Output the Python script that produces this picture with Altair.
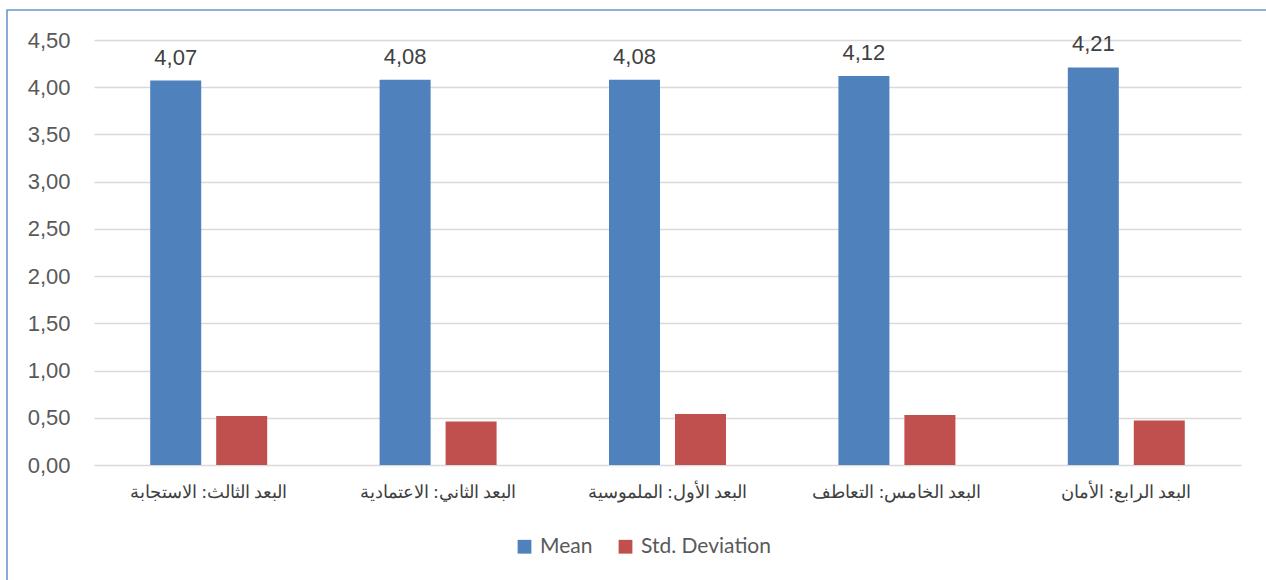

==

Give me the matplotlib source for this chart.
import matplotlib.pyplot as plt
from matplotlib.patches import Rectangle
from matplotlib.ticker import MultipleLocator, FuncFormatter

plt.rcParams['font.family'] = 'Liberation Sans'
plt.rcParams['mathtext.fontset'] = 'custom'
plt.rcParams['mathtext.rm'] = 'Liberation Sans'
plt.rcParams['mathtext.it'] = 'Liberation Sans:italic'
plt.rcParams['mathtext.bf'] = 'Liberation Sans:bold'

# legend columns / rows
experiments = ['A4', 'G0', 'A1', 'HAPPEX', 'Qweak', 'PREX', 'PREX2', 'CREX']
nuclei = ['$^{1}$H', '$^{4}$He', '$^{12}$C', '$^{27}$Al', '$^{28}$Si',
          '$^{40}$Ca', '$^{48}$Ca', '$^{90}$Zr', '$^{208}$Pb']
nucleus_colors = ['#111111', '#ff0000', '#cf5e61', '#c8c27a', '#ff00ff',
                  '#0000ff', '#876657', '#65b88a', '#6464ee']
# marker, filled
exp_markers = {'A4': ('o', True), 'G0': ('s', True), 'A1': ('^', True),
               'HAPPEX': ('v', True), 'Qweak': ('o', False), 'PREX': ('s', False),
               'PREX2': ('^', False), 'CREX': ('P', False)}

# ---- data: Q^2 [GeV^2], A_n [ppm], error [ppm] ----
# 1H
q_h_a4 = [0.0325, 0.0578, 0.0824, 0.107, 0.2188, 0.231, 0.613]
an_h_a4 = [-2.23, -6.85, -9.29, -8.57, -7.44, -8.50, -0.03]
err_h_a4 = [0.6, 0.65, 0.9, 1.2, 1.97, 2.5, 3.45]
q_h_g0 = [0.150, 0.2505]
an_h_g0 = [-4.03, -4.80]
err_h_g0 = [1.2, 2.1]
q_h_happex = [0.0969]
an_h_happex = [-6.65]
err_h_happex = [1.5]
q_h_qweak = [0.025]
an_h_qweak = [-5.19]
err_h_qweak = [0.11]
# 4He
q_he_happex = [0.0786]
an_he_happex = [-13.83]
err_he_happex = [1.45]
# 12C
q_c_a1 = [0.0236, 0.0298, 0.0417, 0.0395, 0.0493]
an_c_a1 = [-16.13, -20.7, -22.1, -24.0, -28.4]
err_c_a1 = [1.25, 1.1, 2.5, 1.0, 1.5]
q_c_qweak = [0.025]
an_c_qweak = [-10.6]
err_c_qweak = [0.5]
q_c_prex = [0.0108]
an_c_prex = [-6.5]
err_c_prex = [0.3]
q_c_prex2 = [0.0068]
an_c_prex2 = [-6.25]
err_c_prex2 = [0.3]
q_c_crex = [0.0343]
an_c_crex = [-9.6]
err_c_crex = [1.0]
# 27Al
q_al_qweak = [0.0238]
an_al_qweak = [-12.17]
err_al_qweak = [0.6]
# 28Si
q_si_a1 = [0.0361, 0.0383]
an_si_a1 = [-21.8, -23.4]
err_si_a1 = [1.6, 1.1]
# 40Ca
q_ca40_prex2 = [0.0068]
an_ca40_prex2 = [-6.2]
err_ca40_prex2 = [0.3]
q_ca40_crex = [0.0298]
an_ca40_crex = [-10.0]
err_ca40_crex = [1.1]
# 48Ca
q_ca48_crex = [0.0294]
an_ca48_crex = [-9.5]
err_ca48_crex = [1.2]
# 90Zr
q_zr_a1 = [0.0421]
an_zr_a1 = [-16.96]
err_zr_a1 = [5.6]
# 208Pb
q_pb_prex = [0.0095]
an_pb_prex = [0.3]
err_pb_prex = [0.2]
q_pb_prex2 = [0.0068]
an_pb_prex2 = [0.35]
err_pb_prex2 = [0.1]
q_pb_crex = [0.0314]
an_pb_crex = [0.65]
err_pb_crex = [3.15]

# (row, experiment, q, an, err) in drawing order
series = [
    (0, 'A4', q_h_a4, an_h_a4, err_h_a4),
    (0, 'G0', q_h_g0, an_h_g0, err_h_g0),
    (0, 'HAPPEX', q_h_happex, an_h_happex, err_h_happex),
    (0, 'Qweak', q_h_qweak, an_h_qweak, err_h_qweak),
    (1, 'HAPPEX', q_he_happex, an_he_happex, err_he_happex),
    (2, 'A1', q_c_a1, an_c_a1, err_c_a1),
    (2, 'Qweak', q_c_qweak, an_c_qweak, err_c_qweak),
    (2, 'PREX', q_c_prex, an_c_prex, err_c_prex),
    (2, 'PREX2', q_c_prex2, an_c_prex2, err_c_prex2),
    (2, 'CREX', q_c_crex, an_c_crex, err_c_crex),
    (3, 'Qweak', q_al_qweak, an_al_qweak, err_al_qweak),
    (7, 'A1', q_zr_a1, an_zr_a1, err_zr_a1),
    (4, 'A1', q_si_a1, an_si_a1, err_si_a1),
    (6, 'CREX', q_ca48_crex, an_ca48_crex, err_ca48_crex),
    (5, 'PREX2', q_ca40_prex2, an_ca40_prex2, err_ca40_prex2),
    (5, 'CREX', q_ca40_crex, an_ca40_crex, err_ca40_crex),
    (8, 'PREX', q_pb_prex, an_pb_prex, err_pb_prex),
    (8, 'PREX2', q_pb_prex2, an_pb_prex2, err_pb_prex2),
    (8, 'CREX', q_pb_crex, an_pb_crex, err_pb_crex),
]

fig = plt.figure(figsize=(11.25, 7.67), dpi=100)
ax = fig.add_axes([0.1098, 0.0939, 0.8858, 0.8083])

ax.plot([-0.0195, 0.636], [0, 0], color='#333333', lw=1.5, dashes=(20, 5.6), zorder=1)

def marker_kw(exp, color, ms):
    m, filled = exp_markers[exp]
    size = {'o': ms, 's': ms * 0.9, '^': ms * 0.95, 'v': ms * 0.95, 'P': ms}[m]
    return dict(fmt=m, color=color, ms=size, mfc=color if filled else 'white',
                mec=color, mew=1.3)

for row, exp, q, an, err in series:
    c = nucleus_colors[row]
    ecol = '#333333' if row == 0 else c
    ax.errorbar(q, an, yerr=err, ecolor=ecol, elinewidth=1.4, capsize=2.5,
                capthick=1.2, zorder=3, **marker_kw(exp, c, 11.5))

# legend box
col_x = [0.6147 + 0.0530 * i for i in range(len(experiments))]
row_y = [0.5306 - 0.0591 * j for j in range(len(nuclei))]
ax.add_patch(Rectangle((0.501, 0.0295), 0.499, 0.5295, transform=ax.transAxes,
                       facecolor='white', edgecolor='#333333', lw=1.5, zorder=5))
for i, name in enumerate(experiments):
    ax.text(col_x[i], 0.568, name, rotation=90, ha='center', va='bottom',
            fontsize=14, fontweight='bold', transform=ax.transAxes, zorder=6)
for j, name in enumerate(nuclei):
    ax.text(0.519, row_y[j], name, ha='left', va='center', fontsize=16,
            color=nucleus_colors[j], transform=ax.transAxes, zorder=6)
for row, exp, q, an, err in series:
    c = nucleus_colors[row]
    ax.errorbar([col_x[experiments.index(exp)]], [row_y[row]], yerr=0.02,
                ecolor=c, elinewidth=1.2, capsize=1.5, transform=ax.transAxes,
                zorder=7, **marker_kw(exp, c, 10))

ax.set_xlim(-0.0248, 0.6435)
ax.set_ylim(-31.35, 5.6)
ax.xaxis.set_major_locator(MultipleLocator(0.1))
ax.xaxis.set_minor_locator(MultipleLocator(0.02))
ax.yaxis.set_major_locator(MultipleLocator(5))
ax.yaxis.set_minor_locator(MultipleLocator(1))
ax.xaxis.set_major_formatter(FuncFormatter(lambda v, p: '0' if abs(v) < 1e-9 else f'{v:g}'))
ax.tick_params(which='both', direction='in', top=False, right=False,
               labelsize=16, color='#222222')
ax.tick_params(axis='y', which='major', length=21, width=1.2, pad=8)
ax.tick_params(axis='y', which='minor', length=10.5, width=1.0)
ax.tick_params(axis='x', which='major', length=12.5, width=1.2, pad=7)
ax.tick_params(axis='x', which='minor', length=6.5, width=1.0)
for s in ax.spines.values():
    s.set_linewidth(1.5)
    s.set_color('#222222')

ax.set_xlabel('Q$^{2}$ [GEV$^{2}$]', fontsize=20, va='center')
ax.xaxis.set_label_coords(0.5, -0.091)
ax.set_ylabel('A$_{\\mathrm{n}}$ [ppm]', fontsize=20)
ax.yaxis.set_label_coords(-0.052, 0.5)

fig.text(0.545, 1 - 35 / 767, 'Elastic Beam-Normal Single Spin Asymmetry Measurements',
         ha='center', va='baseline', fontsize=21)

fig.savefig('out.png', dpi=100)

■ **DIRECTION**: Transcribe the lines above from the one with "Give me the matplotlib source for this chart." through the one with "plt.rcParams['mathtext.bf'] = 'Liberation". Include both ends and leave out every other line.

■ **TASK ANSWER**:
Give me the matplotlib source for this chart.
import matplotlib.pyplot as plt
from matplotlib.patches import Rectangle
from matplotlib.ticker import MultipleLocator, FuncFormatter

plt.rcParams['font.family'] = 'Liberation Sans'
plt.rcParams['mathtext.fontset'] = 'custom'
plt.rcParams['mathtext.rm'] = 'Liberation Sans'
plt.rcParams['mathtext.it'] = 'Liberation Sans:italic'
plt.rcParams['mathtext.bf'] = 'Liberation Sans:bold'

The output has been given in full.